大晦日の午前中、NHKのラジオを流していたら、ライザ・ミネリの名演ミュージカル映画「キャバレー」の主題歌がかかって、若いころ散々聴いていたのに改めてノックアウトされました。
こんなすごい曲を聴かされた日の晩に紅白歌合戦見るのかあ。モチベーション保てるのかしら、と心配しながら臨んだ視聴。紅組司会者の女優さんの話す内容が聴き取れなくて、歌以前にイライラしました。「花子とアン」でもそうでしたが、彼女、語頭を除くタ行・ハ行の清音が濁音に聞こえる滑舌の悪さが顕著です。
中島みゆきさんの「麦の唄」では、崩壊した脚本の性格付けにより、日本中の茶の間の嫌われ者と化したマッサン夫婦が手をつないだバストアップショットを投げ込んできました。「あまちゃんオールスターズ」が圧倒的な演奏力とグルーブを披露した一昨年とはうって変わった、朝ドラ勢が悪目立ちする事態となりましたね。
他には、マルチタレント福山雅治さんが演奏終わりにギターを振る仕草が鼻につきました。バンドに演奏終了の合図を送って、バンマスたる存在感を示したかったのかもしれませんが、あそこは修正の利かない小学生たちの録画歌唱に、演奏者が合わせるべきです。音楽を真剣に茶の間へ届けるつもりならそうしてほしかった。スターの合図など無意味。
紅白はみんな仲良し風のお祭りであると同時に、出場者がその芸能を披露する競争の頂点たる舞台。歌手も、歌わない人も、現状に満足することなくプロであってもらいたいものです。
互いに仲良し芸能人でも結構。そこに両者の批評があって、芸が向上すれば理想的です。
女優の淡路恵子が亡くなって間もなく1年。彼女と先輩女優沢村貞子の関係から、その点について考えてみます。1962年11月27日付の読売新聞夕刊「コンビで行こう43 沢村貞子・淡路恵子」から引用します。
ご存じ「若い季節」(NHKテレビ)の常連である。ねえさんの沢村貞子が、料亭「沢村」を切りまわすおかみ。妹の淡路恵子は、化粧品会社「プランタン」の女社長。映画(東宝)の場合も、これは変わらなかった。若いタレントの多いこの人気番組で扇のカナメともいうべきふたりだ。

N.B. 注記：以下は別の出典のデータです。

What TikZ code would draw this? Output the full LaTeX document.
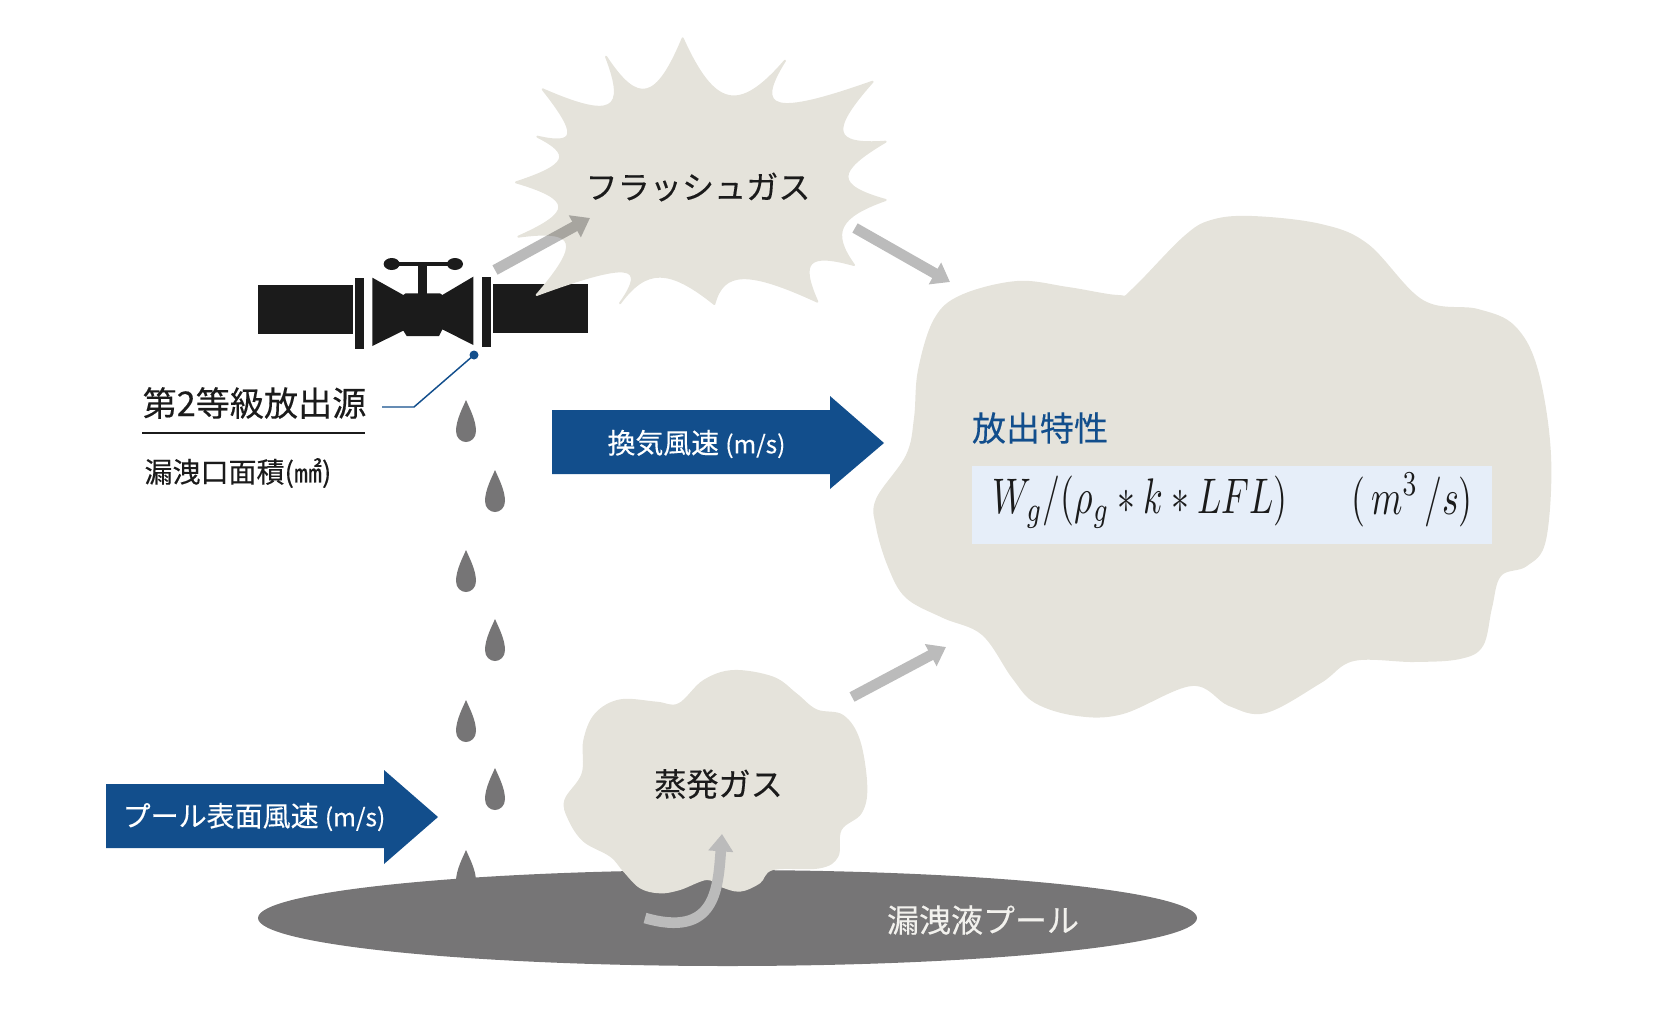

もちろん“ねえさん”の方が大先輩。沢村貞子が演劇から映画にデビューしたのは、昭和9年だし、淡路恵子が「野良犬」に初出演したのは、24年だった。そして淡路が松竹にいたころ、沢村はもっぱらその母親役で、何本か共演した。親子が姉妹になったわけだが「もうすぐ、私の方が親になるんじゃないかしら?」と笑う、淡路である。
とにかく仲がいい。先週は、1週間のうちに3日間も、淡路が沢村の家に“滞在”した。東西南北の研究、つまりマージャンが“主題”だそうだ。両方とも、この道では名が通っている。

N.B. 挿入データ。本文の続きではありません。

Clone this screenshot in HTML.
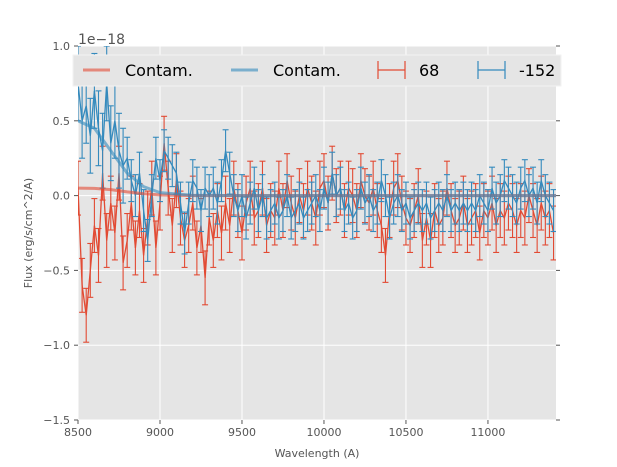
<!DOCTYPE html>
<html><head><meta charset="utf-8"><style>
html,body{margin:0;padding:0;background:#fff;}
svg{display:block;font-family:"DejaVu Sans","Liberation Sans",sans-serif;}
</style></head><body>
<svg id="chart" width="617" height="467" viewBox="0 0 617 467">
<defs><clipPath id="plotclip"><rect x="78" y="46" width="478" height="374"/></clipPath></defs>
<rect x="78" y="46" width="478" height="374" fill="#e5e5e5"/>
<g id="grid"></g>
<g id="axes"></g>
<g id="series" clip-path="url(#plotclip)"></g>
<text x="78" y="44" font-size="14" fill="#555">1e−18</text>
<text x="317" y="457" font-size="11" fill="#555" text-anchor="middle">Wavelength (A)</text>
<text x="0" y="0" font-size="11" fill="#555" text-anchor="middle" transform="translate(32,233) rotate(-90)">Flux (erg/s/cm^2/A)</text>
<g>
<rect x="73" y="55" width="488" height="31" fill="#e5e5e5" stroke="#f2f2f2" stroke-width="1"/>
<g>
<line x1="83" y1="70" x2="110" y2="70" stroke="#E24A33" stroke-opacity="0.6" stroke-width="3"/>
<text x="125" y="76" font-size="16" fill="#000">Contam.</text></g>
<g>
<line x1="231" y1="70" x2="258" y2="70" stroke="#348ABD" stroke-opacity="0.6" stroke-width="3"/>
<text x="273" y="76" font-size="16" fill="#000">Contam.</text></g>
<g stroke="#E24A33" stroke-width="1.2">
<line x1="378" y1="70" x2="405" y2="70"/><line x1="378" y1="61" x2="378" y2="79"/><line x1="405" y1="61" x2="405" y2="79"/>
<text x="419" y="76" font-size="16" fill="#000" stroke="none">68</text></g>
<g stroke="#348ABD" stroke-width="1.2">
<line x1="478" y1="70" x2="505" y2="70"/><line x1="478" y1="61" x2="478" y2="79"/><line x1="505" y1="61" x2="505" y2="79"/>
<text x="519" y="76" font-size="16" fill="#000" stroke="none">-152</text></g>
</g>
</svg>
<script>
const xStart = 8500;
const xStep = 25;
const redValues = [0.05,-0.6,-0.8,-0.5,-0.2,-0.4,0.15,-0.3,-0.05,-0.25,0.15,-0.45,
-0.3,-0.05,-0.35,-0.1,-0.4,-0.15,0.05,-0.35,-0.05,0.35,0.05,-0.2,
0.1,-0.15,-0.3,-0.2,-0.05,-0.35,-0.2,-0.55,-0.15,-0.3,-0.1,-0.25,
-0.05,-0.2,0.05,-0.1,-0.25,-0.05,0.05,-0.15,-0.1,0.05,-0.2,-0.1,
-0.15,0.05,-0.1,0.1,-0.05,-0.15,0.0,-0.1,0.05,-0.05,-0.15,0.05,
0.1,-0.05,0.15,0.0,0.05,-0.1,0.05,0.0,-0.1,0.1,0.0,-0.05,
0.05,-0.1,-0.2,-0.4,-0.1,0.05,0.1,-0.05,-0.15,-0.2,-0.1,0.0,
-0.3,-0.15,-0.3,-0.1,-0.2,-0.15,0.05,-0.1,-0.2,-0.15,-0.05,-0.2,
-0.15,-0.1,-0.25,-0.1,-0.15,-0.05,-0.2,-0.1,-0.15,-0.05,-0.1,-0.2,
-0.1,-0.15,0.0,-0.1,-0.2,-0.05,-0.15,-0.1,-0.25];
const blueValues = [0.75,0.5,0.6,0.4,0.7,0.45,0.3,0.75,0.35,0.5,0.3,0.2,
0.25,0.1,0.0,0.15,-0.1,-0.3,0.0,0.25,0.1,0.3,0.25,0.2,
0.15,-0.05,-0.25,-0.05,0.1,0.05,-0.1,0.05,0.0,0.05,-0.05,0.1,
0.3,0.15,0.0,-0.1,0.0,-0.15,-0.05,0.05,-0.1,0.0,-0.15,-0.1,
-0.05,-0.15,-0.1,0.0,-0.15,-0.1,-0.05,-0.15,-0.1,-0.05,0.0,-0.1,
0.05,-0.05,0.15,0.0,0.05,-0.1,-0.05,-0.15,-0.1,0.05,-0.05,0.0,
-0.1,-0.05,0.1,0.0,-0.15,-0.05,0.0,-0.1,-0.05,-0.15,-0.1,-0.05,
-0.1,-0.05,-0.15,-0.1,-0.05,-0.1,0.0,-0.1,-0.05,-0.1,-0.05,-0.1,
-0.05,-0.1,0.0,-0.05,-0.1,0.05,-0.05,0.0,0.1,0.05,0.0,-0.05,
0.05,0.1,0.0,0.05,-0.05,0.1,0.0,-0.05,-0.1];
const redErr = 0.18;
const blueErr = 0.14;
const blueErrEarly = 0.25;
const contamX = [8500,8600,8700,8800,8900,9000,9200,9500,11500];
const contamRed = [0.05,0.048,0.04,0.025,0.012,0.005,0,0,0];
const contamBlue = [0.5,0.45,0.3,0.15,0.06,0.02,0.003,0,0];
const xTicks = [8500,9000,9500,10000,10500,11000];
const yTicks = [-1.5,-1.0,-0.5,0.0,0.5,1.0];
const yTickLabels = ["−1.5","−1.0","−0.5","0.0","0.5","1.0"];

const X0=78,X1=556,Y0=420,Y1=46,XMIN=8500,XMAX=11415,YMIN=-1.5,YMAX=1.0;
const sx=v=>X0+(v-XMIN)/(XMAX-XMIN)*(X1-X0);
const sy=v=>Y0-(v-YMIN)/(YMAX-YMIN)*(Y0-Y1);
const NS='http://www.w3.org/2000/svg';
function mk(tag,attrs,parent){const e=document.createElementNS(NS,tag);for(const k in attrs)e.setAttribute(k,attrs[k]);parent.appendChild(e);return e;}
const grid=document.getElementById('grid'),axes=document.getElementById('axes'),series=document.getElementById('series');
xTicks.forEach(t=>{
  const l=mk('line',{x1:sx(t),x2:sx(t),y1:Y1,y2:Y0,stroke:'#fff','stroke-width':1},grid);
  
  
  mk('line',{x1:sx(t),x2:sx(t),y1:Y0,y2:Y0+4,stroke:'#555'},axes);
  const tx=mk('text',{x:sx(t),y:Y0+16,'font-size':11,fill:'#555','text-anchor':'middle'},axes);
  tx.textContent=t;
  
  
});
yTicks.forEach((t,i)=>{
  const l=mk('line',{x1:X0,x2:X1,y1:sy(t),y2:sy(t),stroke:'#fff','stroke-width':1},grid);
  
  
  mk('line',{x1:X0-4,x2:X0,y1:sy(t),y2:sy(t),stroke:'#555'},axes);
  mk('line',{x1:X1,x2:X1+4,y1:sy(t),y2:sy(t),stroke:'#555'},axes);
  const tx=mk('text',{x:X0-8,y:sy(t)+4,'font-size':11,fill:'#555','text-anchor':'end'},axes);
  tx.textContent=yTickLabels[i];
  
  
});
function drawErr(vals,errFn,color,name){
  const g=mk('g',{stroke:color,'stroke-width':1.1,fill:'none'},series);
  
  
  let pts=[];
  vals.forEach((v,i)=>{
    const x=sx(xStart+i*xStep),e=errFn(i);
    const yt=sy(v+e),yb=sy(v-e);
    mk('line',{x1:x,x2:x,y1:yt,y2:yb},g);
    mk('line',{x1:x-3,x2:x+3,y1:yt,y2:yt},g);
    mk('line',{x1:x-3,x2:x+3,y1:yb,y2:yb},g);
    pts.push(x.toFixed(1)+','+sy(v).toFixed(1));
  });
  const p=mk('polyline',{points:pts.join(' '),'stroke-width':1.3},g);
  
  
}
function drawContam(vals,color,name){
  const pts=contamX.map((x,i)=>sx(x).toFixed(1)+','+sy(vals[i]).toFixed(1)).join(' ');
  const p=mk('polyline',{points:pts,stroke:color,'stroke-opacity':0.6,'stroke-width':3,fill:'none','stroke-linejoin':'round'},series);
  
  
}
drawErr(redValues,()=>redErr,'#E24A33','series-68');
drawErr(blueValues,i=>i<12?blueErrEarly:blueErr,'#348ABD','series-minus-152');
drawContam(contamRed,'#E24A33','contam-red-line');
drawContam(contamBlue,'#348ABD','contam-blue-line');
</script>
</body></html>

映画の方では、いまそろって「駅前飯店」(東京映画)に出演中。どちらも実にたくさんの映画に出る。「なんでもやるのが役者だ」という方針だ。役にえりごのみしない主義なのである。沢村が現在代表的バイ・プレイヤーであるのはもちろんだが、淡路の方も、かならずしも彼女の主演ではない映画で彼女ならではの味を出すようになった。
「いまの淡路さん、うまい女優よ。独特のお色気は、ほかの人のマネできるもんじゃないわ」という沢村貞子。(引用おしまい)

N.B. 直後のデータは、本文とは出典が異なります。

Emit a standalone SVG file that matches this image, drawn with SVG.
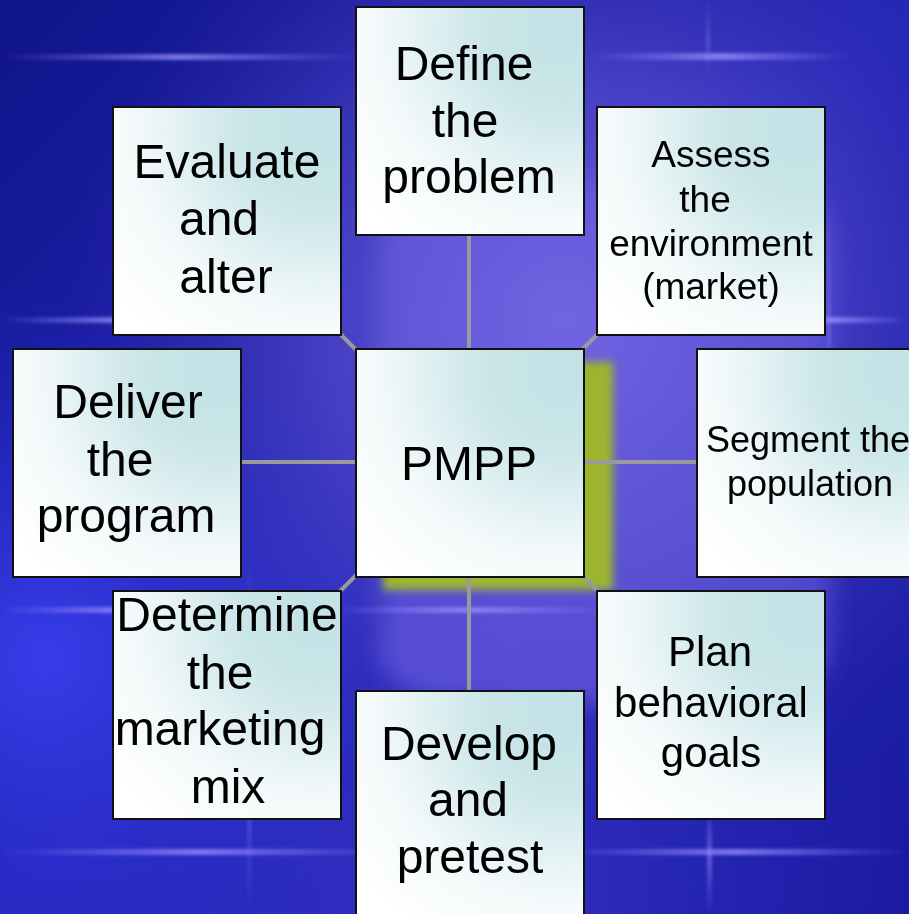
<svg xmlns="http://www.w3.org/2000/svg" width="909" height="914" viewBox="0 0 909 914">
<defs>
<linearGradient id="bgBase" x1="0" y1="0" x2="1" y2="1">
<stop offset="0" stop-color="#10148a"/>
<stop offset="0.5" stop-color="#2326b8"/>
<stop offset="1" stop-color="#1a1aa0"/>
</linearGradient>
<radialGradient id="glowPurple" cx="0.62" cy="0.35" r="0.55">
<stop offset="0" stop-color="#7a6ce6" stop-opacity="0.95"/>
<stop offset="0.5" stop-color="#5a4fd0" stop-opacity="0.6"/>
<stop offset="1" stop-color="#3a30b0" stop-opacity="0"/>
</radialGradient>
<radialGradient id="glowLeft" cx="0.05" cy="0.72" r="0.4">
<stop offset="0" stop-color="#3c40f0" stop-opacity="0.9"/>
<stop offset="1" stop-color="#2a2ed8" stop-opacity="0"/>
</radialGradient>
<radialGradient id="glowBottom" cx="0.5" cy="1" r="0.5">
<stop offset="0" stop-color="#3a34c8" stop-opacity="0.8"/>
<stop offset="1" stop-color="#2e30c8" stop-opacity="0"/>
</radialGradient>
<radialGradient id="boxFill" cx="0.9" cy="0.1" r="1.15">
<stop offset="0" stop-color="#c2e2e5"/>
<stop offset="0.3" stop-color="#cbe6e9"/>
<stop offset="0.7" stop-color="#f3f9fa"/>
<stop offset="1" stop-color="#ffffff"/>
</radialGradient>
<linearGradient id="hStreak" x1="0" y1="0" x2="1" y2="0">
<stop offset="0" stop-color="#8a80ff" stop-opacity="0"/>
<stop offset="0.5" stop-color="#9a90ff" stop-opacity="0.75"/>
<stop offset="1" stop-color="#8a80ff" stop-opacity="0"/>
</linearGradient>
<linearGradient id="vStreak" x1="0" y1="0" x2="0" y2="1">
<stop offset="0" stop-color="#8a80ff" stop-opacity="0"/>
<stop offset="0.5" stop-color="#9a90ff" stop-opacity="0.5"/>
<stop offset="1" stop-color="#8a80ff" stop-opacity="0"/>
</linearGradient>
<filter id="blur12" x="-20%" y="-20%" width="140%" height="140%"><feGaussianBlur stdDeviation="12"/></filter>
<filter id="blur4" x="-20%" y="-20%" width="140%" height="140%"><feGaussianBlur stdDeviation="4"/></filter>
<filter id="blur2" x="-50%" y="-50%" width="200%" height="200%"><feGaussianBlur stdDeviation="1.5"/></filter>
</defs>
<style>
.box{fill:url(#boxFill);stroke:#111111;stroke-width:2}
.lbl{font-family:"Liberation Sans",Arial,sans-serif;fill:#000000;text-anchor:middle}
.big{font-size:48px}
.mid{font-size:42px}
.sm{font-size:37px}
.seg{font-size:36px}
.conn{stroke:#9a9a9a;stroke-width:4;fill:none}
</style>

<g id="background">
<rect x="0" y="0" width="909" height="914" fill="url(#bgBase)"/>
<rect x="0" y="0" width="909" height="914" fill="url(#glowLeft)"/>
<rect x="0" y="0" width="909" height="914" fill="url(#glowBottom)"/>
<rect x="0" y="0" width="909" height="914" fill="url(#glowPurple)"/>
<rect x="380" y="180" width="450" height="520" rx="60" fill="#6e62e2" opacity="0.55" filter="url(#blur12)"/>
<ellipse cx="600" cy="655" rx="220" ry="45" fill="#5a50d8" opacity="0.6" filter="url(#blur12)"/>
<rect x="383" y="362" width="230" height="228" fill="#9db52e" filter="url(#blur4)"/>
<g filter="url(#blur2)">
<rect x="0" y="54" width="360" height="6" fill="url(#hStreak)"/>
<rect x="590" y="53" width="260" height="7" fill="url(#hStreak)"/>
<rect x="0" y="317" width="240" height="6" fill="url(#hStreak)"/>
<rect x="760" y="317" width="149" height="6" fill="url(#hStreak)"/>
<rect x="0" y="607" width="240" height="6" fill="url(#hStreak)"/>
<rect x="330" y="607" width="280" height="6" fill="url(#hStreak)"/>
<rect x="0" y="849" width="400" height="6" fill="url(#hStreak)"/>
<rect x="560" y="849" width="349" height="6" fill="url(#hStreak)"/>
<rect x="247" y="560" width="5" height="354" fill="url(#vStreak)"/>
<rect x="707" y="800" width="5" height="114" fill="url(#vStreak)"/>
<rect x="706" y="0" width="4" height="80" fill="url(#vStreak)" opacity="0.6"/>
<rect x="827" y="200" width="4" height="250" fill="url(#vStreak)" opacity="0.6"/>
</g>
</g>

<g id="connectors">
<line class="conn" x1="469" y1="235" x2="469" y2="691"/>
<line class="conn" x1="241" y1="462" x2="697" y2="462"/>
<line class="conn" x1="227" y1="221" x2="711" y2="704"/>
<line class="conn" x1="711" y1="221" x2="227" y2="704"/>
</g>

<g id="node-define">
<rect class="box" x="356" y="7" width="228" height="228"/>
<text class="lbl big" x="464" y="80">Define</text>
<text class="lbl big" x="465" y="137">the</text>
<text class="lbl big" x="469" y="193">problem</text>
</g>

<g id="node-evaluate">
<rect class="box" x="113" y="107" width="228" height="228"/>
<text class="lbl big" x="227" y="178">Evaluate</text>
<text class="lbl big" x="219" y="235">and</text>
<text class="lbl big" x="226" y="293">alter</text>
</g>

<g id="node-assess">
<rect class="box" x="597" y="107" width="228" height="228"/>
<text class="lbl sm" x="711" y="167">Assess</text>
<text class="lbl sm" x="705" y="212">the</text>
<text class="lbl sm" x="711" y="256">environment</text>
<text class="lbl sm" x="711" y="299">(market)</text>
</g>

<g id="node-deliver">
<rect class="box" x="13" y="349" width="228" height="228"/>
<text class="lbl big" x="128" y="418">Deliver</text>
<text class="lbl big" x="120" y="476">the</text>
<text class="lbl big" x="126" y="532">program</text>
</g>

<g id="node-pmpp">
<rect class="box" x="356" y="349" width="228" height="228"/>
<text class="lbl big" x="469" y="480">PMPP</text>
</g>

<g id="node-segment">
<rect class="box" x="697" y="349" width="228" height="228"/>
<text class="lbl seg" x="808" y="452">Segment the</text>
<text class="lbl seg" x="810" y="496">population</text>
</g>

<g id="node-determine">
<rect class="box" x="113" y="591" width="228" height="228"/>
<text class="lbl big" x="227" y="631">Determine</text>
<text class="lbl big" x="220" y="689">the</text>
<text class="lbl big" x="220" y="745">marketing</text>
<text class="lbl big" x="228" y="803">mix</text>
</g>

<g id="node-plan">
<rect class="box" x="597" y="591" width="228" height="228"/>
<text class="lbl mid" x="710" y="666">Plan</text>
<text class="lbl mid" x="711" y="717">behavioral</text>
<text class="lbl mid" x="711" y="767">goals</text>
</g>

<g id="node-develop">
<rect class="box" x="356" y="691" width="228" height="228"/>
<text class="lbl big" x="469" y="760">Develop</text>
<text class="lbl big" x="468" y="816">and</text>
<text class="lbl big" x="470" y="873">pretest</text>
</g>
</svg>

沢村との交友が深まるにつれ、淡路の役の幅、演技力が向上しているのがわかります。そのお墨付きは名優沢村貞子によるものです。仕事に厳しい、浅草育ちの江戸っ子沢村が、お友達だからといっておべんちゃらを新聞にしゃべるとも思えない。
淡路は当時、フィリピン人歌手と事実婚関係にありました。相手は宗教上の理由から先妻と離婚できず、三十路を控えた淡路の私生活は不安定だったと想像できるのですが、なお彼女の芸能生活が充実していた裏には、沢村の公私にわたる助言や指導があったのではないでしょうか。
一般社会も同じですね。 先輩に引き上げられた人が、いつしか後輩を引き上げる立場に変わる。時にはそこに切磋琢磨の関係があってもいい。あまちゃんオールスターズには、そんな感じがありました。福山雅治さんだと入れてもらえない、職人の厳しさが音にある。2015年、そんな熱気を何度感じることができるでしょう。
本年もよろしくお願いいたします。